Yolumuz üzerinde kalan evi dışarıdan temaşa etmekle yetiniyoruz. Cumartesi akşamı arkadaşlarla sohbet ederken bana bir adet Tarihçe-i Hayat uzattılar ve ilk açtığım yer Eskişehir bahsi ve ilk karşıma çıkan yer de Bediüzzaman’ın kaldığı Abdulvahid Tabakçı’nın iki katlı evinin fotoğrafı oldu. Geceleyin bana ayrılan odada da yine o evin büyük boy fotoğrafı asılıydı. Yani Eskişehir’i Yavuz’un ve Bediüzzaman’in hatıra ve silüetleriyle dolaşmış olduk. Bediüzzaman yanımızda gibiydi. Adeta bizimle dolaşıyordu. Eskişehir gezimiz tevafuklarla süslü olarak devam etti. İskilipli Atıf Hoca devrim öncesinde yazmış olduğu Frenk Mukallitliği ve Şapka risalesinden dolayı yargılanır. Bediüzzaman da yine devrim öncesi yazmış olduğu Tesettür risalesi dolayısıyla Eskişehir’de yargılanır. Ve liseli kızlarda görmüş olduğu tesettüre riayetsizlik ve kayıtsızlık nedeniyle Gençlik Rehberi’nde tesettürün önemine vurgu yapar.
•
Bediüzzaman’dan sonra Nurcuların mihne/çile dönemlerinden birisi de yine Eskişehir’de yaşanmıştır. 1971 yılında İrfan Özaydınlı’nın içişleri bakanı olduğu sıkıyönetim günlerinde Hüsrev Altınbaşak gibi Nur talebeleriyle birlikte memleketin fikir erbabı ve önemli şahsiyetleri de Eskişehir Hapishanesinde Yusufiye dersleri almışlardır.

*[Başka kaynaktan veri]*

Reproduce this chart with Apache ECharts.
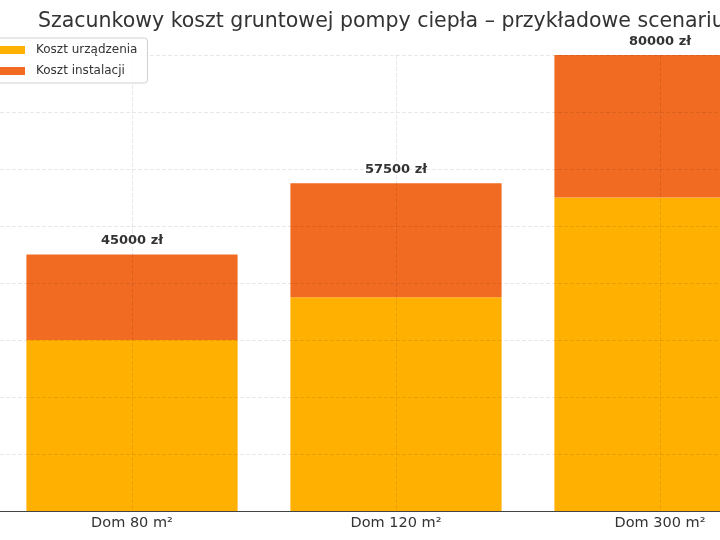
<!DOCTYPE html>
<html>
<head>
<meta charset="utf-8">
<script src="https://cdn.jsdelivr.net/npm/echarts@6/dist/echarts.min.js"></script>
<style>html,body{margin:0;padding:0;background:#fff;overflow:hidden;width:720px;height:540px;}#c{width:800px;height:540px;}</style>
</head>
<body>
<div id="c"></div>
<script>
const categories = ['Dom 80 m²', 'Dom 120 m²', 'Dom 300 m²'];
const kosztUrzadzenia = [30000, 37500, 55000];
const kosztInstalacji = [15000, 20000, 25000];
const totals = [45000, 57500, 80000];
const seriesNames = ['Koszt urządzenia', 'Koszt instalacji'];
const titleText = 'Szacunkowy koszt gruntowej pompy ciepła – przykładowe scenariusze';

const chart = echarts.init(document.getElementById('c'), null, {renderer: 'canvas'});
const font = 'DejaVu Sans';
chart.setOption({
  animation: false,
  textStyle: {fontFamily: font},
  title: {
    text: titleText,
    left: 33, top: 6,
    textStyle: {fontFamily: font, fontSize: 20.5, fontWeight: 'normal', color: '#333'}
  },
  legend: {
    orient: 'vertical',
    left: -10, top: 38,
    icon: 'rect',
    itemWidth: 28, itemHeight: 8, itemGap: 9,
    padding: [6, 10, 6, 7],
    borderColor: '#d0d0d0', borderWidth: 1, borderRadius: 3,
    backgroundColor: 'rgba(255,255,255,0.85)',
    textStyle: {fontFamily: font, fontSize: 12, color: '#333', padding: [0, 0, 0, 6]},
    data: seriesNames
  },
  grid: {left: 0, width: 792, top: 55, bottom: 29},
  xAxis: {
    type: 'category',
    data: categories,
    z: 3,
    axisLine: {lineStyle: {color: '#444', width: 1}},
    axisTick: {alignWithLabel: true, length: 4, lineStyle: {color: '#444'}},
    axisLabel: {fontFamily: font, fontSize: 14.5, color: '#333', margin: 5},
    splitLine: {show: true, alignWithLabel: true, lineStyle: {color: 'rgba(0,0,0,0.09)', type: [4, 2]}}
  },
  yAxis: {
    type: 'value',
    min: 0, max: 80000, interval: 10000,
    z: 3,
    axisLabel: {show: false},
    axisLine: {show: false},
    axisTick: {show: false},
    splitLine: {show: true, lineStyle: {color: 'rgba(0,0,0,0.09)', type: [4, 2]}}
  },
  series: [
    {
      name: seriesNames[0], type: 'bar', stack: 'a', barWidth: '80%',
      itemStyle: {color: '#FFB000'},
      data: kosztUrzadzenia
    },
    {
      name: seriesNames[1], type: 'bar', stack: 'a', barWidth: '80%',
      itemStyle: {color: '#F26B22'},
      label: {
        show: true, position: 'top', distance: 7,
        fontFamily: font, fontSize: 13, fontWeight: 'bold', color: '#333',
        formatter: p => totals[p.dataIndex] + ' zł'
      },
      data: kosztInstalacji
    }
  ]
});
</script>
</body>
</html>
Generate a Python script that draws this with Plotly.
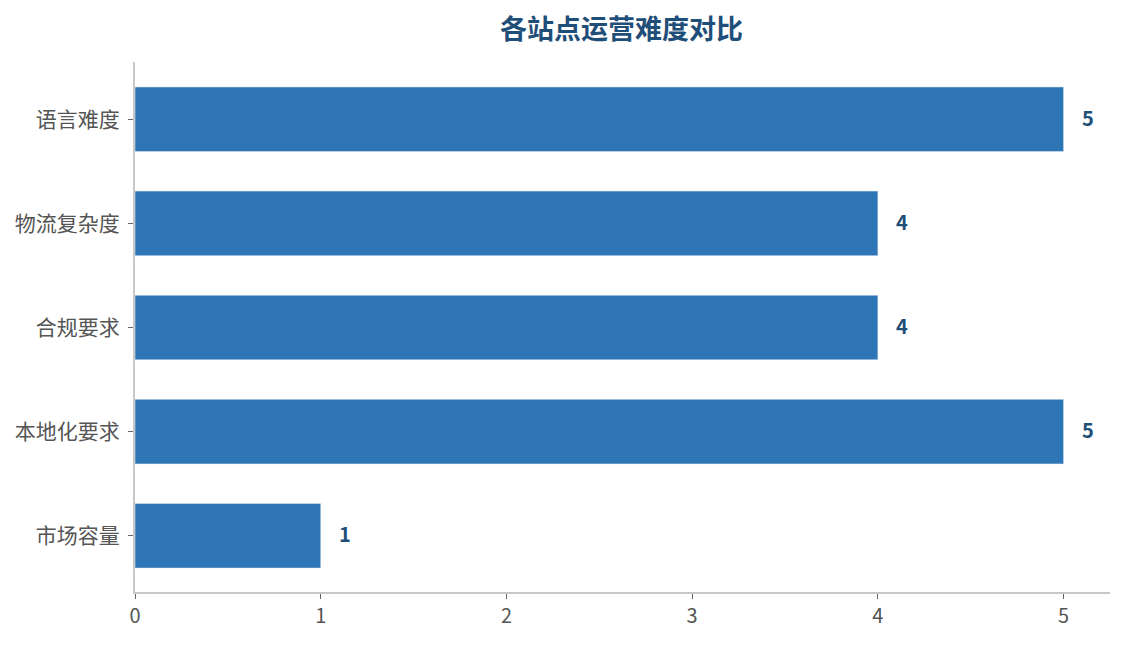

Odun Pazarı İlçesinin tarihi evleri onarılıyor ve bu yüzüyle Eskişehir yerli turist de çekiyormuş. Gerçekten de Batı’daki Paris gibi şehirleri önemli kılan 19. yüzyıldaki yapılarını muhafaza etmiş olmalarıdır. Ne yazık ki şehirlerimizde biz bunu çok az başarabildik. Maziye yabancılaşmamız ve kültürel reddi mirasımız da bunu intaç etmiştir. Bu da bizi kültürel anlamda fakirleştirdi. Şimdi Odun Pazarı Belediyesi suları tersine akıtmaya çalışıyor. Bozucular ve bozguncular arasında yapıcılara gureba yani yabancılar deniliyor. Güçlü cereyanlar ve akımlar karşısında ıslahçı ve onarıcı olabilmek yani akıntıya kürek çekmek ahirzaman gurebasından olmaktır.